Task directions => Stop after the line that contains "const knewAlready = [0, 2, 0, 1, 2];"; until then, restate each line of the entries word for word from the very first.
Start
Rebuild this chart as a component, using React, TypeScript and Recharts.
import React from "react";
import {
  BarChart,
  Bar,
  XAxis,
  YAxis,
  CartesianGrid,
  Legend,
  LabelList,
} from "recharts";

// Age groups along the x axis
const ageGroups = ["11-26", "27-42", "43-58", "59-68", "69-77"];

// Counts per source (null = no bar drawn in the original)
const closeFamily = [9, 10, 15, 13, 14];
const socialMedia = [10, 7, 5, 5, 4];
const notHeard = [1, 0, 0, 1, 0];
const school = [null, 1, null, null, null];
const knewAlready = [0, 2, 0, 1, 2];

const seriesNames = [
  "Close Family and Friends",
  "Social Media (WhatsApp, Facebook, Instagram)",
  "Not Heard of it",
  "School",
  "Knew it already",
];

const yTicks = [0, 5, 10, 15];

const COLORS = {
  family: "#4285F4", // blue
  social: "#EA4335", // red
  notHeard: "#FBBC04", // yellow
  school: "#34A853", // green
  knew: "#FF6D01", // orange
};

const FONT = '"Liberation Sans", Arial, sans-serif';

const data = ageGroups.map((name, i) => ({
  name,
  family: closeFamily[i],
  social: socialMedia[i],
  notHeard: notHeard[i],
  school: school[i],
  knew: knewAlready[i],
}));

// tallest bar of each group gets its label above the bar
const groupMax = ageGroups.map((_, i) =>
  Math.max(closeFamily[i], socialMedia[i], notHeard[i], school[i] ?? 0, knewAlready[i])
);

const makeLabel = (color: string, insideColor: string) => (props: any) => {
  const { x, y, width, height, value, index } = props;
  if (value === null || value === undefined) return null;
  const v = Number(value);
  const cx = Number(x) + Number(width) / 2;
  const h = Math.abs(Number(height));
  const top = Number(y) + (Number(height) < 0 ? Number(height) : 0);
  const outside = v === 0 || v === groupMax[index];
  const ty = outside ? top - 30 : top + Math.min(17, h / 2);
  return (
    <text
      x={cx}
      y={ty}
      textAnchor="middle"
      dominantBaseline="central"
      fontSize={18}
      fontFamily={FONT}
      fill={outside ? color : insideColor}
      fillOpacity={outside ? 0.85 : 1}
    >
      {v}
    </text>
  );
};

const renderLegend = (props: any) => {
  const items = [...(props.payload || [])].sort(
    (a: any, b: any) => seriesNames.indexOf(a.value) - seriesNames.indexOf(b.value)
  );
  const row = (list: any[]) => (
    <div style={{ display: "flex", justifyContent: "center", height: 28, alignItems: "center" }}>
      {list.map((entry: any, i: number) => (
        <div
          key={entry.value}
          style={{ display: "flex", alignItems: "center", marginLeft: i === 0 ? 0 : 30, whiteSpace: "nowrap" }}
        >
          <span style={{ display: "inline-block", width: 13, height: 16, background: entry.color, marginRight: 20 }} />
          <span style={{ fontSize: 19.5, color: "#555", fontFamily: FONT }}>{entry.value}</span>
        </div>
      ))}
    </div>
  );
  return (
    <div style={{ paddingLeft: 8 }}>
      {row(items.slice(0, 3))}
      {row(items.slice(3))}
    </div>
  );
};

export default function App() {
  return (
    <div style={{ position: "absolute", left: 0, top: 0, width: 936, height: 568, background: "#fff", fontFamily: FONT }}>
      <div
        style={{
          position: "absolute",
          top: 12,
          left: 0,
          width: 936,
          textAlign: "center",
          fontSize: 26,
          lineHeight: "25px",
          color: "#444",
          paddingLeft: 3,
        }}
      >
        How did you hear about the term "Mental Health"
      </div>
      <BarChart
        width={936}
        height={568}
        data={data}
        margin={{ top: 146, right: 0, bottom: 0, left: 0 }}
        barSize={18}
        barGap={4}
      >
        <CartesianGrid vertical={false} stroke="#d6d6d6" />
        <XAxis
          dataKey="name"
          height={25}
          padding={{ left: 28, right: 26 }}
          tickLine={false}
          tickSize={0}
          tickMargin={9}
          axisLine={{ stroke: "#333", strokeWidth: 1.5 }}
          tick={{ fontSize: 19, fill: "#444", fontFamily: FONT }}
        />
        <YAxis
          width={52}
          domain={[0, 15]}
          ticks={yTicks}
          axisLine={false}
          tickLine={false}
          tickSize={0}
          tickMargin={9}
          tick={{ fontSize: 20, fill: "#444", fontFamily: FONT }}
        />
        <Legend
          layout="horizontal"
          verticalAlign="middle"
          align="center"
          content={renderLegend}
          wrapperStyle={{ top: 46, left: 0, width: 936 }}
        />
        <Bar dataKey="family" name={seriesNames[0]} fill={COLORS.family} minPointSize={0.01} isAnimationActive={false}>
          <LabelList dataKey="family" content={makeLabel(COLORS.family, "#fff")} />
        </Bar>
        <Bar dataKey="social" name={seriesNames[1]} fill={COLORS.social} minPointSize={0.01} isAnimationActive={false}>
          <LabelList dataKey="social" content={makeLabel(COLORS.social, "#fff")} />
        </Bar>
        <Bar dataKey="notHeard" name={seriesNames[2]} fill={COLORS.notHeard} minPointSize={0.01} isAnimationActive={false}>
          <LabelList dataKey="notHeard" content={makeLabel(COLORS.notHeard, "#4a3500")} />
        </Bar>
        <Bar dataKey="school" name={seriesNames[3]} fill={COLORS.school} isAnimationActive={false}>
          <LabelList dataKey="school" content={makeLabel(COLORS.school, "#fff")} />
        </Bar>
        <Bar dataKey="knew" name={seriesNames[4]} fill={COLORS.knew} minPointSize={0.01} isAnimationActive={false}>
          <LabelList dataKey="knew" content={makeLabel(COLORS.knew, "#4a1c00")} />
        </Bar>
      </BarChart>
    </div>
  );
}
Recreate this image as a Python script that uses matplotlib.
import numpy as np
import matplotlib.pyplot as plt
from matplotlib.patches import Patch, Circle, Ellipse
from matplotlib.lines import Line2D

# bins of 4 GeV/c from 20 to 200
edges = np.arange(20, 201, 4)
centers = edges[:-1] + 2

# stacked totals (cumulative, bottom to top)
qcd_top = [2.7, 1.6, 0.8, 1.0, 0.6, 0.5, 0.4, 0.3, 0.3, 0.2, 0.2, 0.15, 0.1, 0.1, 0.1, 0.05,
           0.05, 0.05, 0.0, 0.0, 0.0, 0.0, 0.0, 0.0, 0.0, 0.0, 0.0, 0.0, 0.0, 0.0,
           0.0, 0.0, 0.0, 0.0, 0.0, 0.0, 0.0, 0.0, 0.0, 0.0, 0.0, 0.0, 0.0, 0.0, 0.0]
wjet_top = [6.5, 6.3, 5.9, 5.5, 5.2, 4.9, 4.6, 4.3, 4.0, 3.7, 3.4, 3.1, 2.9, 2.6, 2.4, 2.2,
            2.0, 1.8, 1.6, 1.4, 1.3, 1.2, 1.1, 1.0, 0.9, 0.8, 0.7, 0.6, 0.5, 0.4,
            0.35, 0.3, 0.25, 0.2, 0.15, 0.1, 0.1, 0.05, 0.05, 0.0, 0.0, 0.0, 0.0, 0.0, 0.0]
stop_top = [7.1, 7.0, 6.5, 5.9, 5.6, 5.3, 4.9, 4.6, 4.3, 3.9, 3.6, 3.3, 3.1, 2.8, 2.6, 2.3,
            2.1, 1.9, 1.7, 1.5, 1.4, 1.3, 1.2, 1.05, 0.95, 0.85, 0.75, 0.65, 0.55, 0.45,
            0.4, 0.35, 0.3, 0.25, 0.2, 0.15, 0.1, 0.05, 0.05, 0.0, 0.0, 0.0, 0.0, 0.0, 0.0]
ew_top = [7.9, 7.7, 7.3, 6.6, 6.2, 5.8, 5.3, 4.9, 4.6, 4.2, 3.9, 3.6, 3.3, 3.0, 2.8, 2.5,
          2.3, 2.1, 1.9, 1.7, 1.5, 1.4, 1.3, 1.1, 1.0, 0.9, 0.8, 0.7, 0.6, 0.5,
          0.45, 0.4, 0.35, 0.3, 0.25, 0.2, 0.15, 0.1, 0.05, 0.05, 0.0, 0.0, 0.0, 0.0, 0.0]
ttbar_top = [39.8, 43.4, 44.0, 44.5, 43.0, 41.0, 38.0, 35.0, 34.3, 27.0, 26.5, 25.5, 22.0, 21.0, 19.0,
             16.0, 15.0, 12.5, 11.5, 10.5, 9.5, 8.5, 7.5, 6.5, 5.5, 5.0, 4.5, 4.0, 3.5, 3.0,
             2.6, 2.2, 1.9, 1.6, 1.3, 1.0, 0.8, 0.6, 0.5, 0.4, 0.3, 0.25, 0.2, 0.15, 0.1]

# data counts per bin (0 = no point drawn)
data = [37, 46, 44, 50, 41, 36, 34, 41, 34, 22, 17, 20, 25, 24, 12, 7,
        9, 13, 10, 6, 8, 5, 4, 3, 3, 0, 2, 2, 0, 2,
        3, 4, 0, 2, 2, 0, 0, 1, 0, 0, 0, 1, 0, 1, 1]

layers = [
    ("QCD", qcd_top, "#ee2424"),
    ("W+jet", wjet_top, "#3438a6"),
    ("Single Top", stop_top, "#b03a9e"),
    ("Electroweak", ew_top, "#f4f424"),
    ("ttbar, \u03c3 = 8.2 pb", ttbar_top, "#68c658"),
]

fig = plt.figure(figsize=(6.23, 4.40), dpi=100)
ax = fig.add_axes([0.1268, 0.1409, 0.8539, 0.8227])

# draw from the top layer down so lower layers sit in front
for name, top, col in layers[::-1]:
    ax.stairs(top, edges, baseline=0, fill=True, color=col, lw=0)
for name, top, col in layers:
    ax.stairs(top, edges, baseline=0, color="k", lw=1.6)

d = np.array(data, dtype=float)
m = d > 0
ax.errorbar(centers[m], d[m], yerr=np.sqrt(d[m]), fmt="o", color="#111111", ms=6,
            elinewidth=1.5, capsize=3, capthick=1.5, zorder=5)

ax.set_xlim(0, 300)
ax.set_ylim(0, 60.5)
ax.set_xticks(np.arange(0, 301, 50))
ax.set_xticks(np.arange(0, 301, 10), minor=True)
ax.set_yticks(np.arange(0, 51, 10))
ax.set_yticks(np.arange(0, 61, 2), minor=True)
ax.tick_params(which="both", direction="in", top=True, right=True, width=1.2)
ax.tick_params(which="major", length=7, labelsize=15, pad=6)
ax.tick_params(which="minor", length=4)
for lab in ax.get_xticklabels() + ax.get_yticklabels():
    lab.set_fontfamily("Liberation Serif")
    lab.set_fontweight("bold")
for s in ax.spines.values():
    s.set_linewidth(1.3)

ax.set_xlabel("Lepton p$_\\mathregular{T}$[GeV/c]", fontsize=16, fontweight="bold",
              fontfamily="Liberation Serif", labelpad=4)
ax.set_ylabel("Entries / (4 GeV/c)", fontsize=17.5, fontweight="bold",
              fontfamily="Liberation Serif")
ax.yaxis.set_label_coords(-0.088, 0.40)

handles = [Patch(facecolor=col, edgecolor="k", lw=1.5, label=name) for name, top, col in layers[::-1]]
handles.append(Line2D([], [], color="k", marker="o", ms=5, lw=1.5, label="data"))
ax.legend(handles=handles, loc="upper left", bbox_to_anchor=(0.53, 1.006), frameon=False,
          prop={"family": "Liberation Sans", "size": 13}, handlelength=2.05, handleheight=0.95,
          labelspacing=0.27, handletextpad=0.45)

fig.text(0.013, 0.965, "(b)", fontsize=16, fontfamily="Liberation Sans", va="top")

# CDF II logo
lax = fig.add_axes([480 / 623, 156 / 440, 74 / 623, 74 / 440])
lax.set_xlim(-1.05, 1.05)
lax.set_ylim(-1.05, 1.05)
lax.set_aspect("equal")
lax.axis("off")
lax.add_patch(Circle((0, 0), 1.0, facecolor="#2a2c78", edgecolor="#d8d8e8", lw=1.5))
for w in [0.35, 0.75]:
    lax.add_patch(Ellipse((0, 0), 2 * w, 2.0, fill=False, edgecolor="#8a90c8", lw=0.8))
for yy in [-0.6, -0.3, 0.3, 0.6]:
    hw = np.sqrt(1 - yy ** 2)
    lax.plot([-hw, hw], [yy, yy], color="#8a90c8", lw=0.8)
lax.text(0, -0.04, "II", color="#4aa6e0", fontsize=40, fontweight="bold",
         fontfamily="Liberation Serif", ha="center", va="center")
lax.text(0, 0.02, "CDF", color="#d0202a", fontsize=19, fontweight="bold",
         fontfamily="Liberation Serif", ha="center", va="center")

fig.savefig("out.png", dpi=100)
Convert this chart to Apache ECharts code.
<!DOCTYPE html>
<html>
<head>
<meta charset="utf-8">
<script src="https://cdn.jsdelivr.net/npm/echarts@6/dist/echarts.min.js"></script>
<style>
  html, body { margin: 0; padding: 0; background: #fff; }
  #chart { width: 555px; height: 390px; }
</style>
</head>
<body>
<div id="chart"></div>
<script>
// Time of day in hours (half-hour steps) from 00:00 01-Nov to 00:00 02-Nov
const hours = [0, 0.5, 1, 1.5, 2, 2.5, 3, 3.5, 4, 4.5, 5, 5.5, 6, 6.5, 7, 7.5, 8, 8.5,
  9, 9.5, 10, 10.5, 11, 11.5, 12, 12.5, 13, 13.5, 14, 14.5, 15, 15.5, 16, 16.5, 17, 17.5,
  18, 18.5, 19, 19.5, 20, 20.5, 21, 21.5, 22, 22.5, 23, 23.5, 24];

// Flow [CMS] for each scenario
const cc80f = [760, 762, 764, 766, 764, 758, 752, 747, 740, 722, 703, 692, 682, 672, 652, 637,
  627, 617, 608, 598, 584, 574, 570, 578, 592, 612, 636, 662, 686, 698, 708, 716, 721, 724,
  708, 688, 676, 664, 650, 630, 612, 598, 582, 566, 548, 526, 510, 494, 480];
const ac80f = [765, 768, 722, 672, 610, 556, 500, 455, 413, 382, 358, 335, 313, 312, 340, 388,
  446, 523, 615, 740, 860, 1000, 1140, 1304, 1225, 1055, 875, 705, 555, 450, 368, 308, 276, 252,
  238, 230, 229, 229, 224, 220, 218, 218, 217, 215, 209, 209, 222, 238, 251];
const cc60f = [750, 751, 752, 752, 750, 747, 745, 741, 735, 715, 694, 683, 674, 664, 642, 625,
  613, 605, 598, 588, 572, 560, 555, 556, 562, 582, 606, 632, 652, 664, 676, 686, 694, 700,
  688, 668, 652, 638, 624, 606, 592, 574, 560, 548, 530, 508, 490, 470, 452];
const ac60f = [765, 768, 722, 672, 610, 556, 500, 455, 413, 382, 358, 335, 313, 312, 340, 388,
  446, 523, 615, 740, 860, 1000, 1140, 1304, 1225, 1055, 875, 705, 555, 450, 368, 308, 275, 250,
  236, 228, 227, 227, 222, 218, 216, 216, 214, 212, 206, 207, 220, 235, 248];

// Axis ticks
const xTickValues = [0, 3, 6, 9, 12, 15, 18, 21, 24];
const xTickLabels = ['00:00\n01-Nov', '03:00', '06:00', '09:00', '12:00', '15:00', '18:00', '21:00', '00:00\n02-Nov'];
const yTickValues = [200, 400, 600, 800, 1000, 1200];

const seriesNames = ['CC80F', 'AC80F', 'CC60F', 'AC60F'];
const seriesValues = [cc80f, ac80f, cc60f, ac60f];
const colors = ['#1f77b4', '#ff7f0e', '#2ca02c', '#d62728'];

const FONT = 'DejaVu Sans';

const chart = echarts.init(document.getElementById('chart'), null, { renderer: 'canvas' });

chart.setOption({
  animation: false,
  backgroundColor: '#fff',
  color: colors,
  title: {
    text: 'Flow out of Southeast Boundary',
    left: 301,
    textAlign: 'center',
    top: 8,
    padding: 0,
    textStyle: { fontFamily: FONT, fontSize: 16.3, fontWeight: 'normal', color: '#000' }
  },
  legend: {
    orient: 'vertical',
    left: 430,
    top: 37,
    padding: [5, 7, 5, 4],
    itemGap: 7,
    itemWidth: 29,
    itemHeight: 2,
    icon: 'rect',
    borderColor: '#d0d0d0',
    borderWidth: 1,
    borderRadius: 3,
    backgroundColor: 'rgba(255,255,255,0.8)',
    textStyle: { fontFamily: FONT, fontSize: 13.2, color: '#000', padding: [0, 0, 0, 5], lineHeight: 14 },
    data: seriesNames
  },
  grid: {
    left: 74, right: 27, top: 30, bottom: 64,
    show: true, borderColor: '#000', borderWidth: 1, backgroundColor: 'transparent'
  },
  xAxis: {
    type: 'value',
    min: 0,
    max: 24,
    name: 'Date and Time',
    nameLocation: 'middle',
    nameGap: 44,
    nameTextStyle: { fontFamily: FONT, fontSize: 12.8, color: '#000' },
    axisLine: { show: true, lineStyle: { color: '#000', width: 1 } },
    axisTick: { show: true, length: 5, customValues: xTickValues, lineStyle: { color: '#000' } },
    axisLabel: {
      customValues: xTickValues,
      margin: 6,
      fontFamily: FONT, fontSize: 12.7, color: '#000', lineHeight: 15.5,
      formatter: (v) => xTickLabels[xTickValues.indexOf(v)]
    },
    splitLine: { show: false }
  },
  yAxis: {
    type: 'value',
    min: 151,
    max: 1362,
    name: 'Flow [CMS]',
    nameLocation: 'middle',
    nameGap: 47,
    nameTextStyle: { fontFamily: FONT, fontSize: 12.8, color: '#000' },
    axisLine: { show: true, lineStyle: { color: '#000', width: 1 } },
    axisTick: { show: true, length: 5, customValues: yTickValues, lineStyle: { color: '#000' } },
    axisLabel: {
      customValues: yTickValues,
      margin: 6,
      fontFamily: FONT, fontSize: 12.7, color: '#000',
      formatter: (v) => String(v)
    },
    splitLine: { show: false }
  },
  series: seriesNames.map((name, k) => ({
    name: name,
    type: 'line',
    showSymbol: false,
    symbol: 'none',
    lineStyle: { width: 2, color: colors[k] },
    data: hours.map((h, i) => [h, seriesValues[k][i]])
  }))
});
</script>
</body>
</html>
End
Output for this exercise =>
Rebuild this chart as a component, using React, TypeScript and Recharts.
import React from "react";
import {
  BarChart,
  Bar,
  XAxis,
  YAxis,
  CartesianGrid,
  Legend,
  LabelList,
} from "recharts";

// Age groups along the x axis
const ageGroups = ["11-26", "27-42", "43-58", "59-68", "69-77"];

// Counts per source (null = no bar drawn in the original)
const closeFamily = [9, 10, 15, 13, 14];
const socialMedia = [10, 7, 5, 5, 4];
const notHeard = [1, 0, 0, 1, 0];
const school = [null, 1, null, null, null];
const knewAlready = [0, 2, 0, 1, 2];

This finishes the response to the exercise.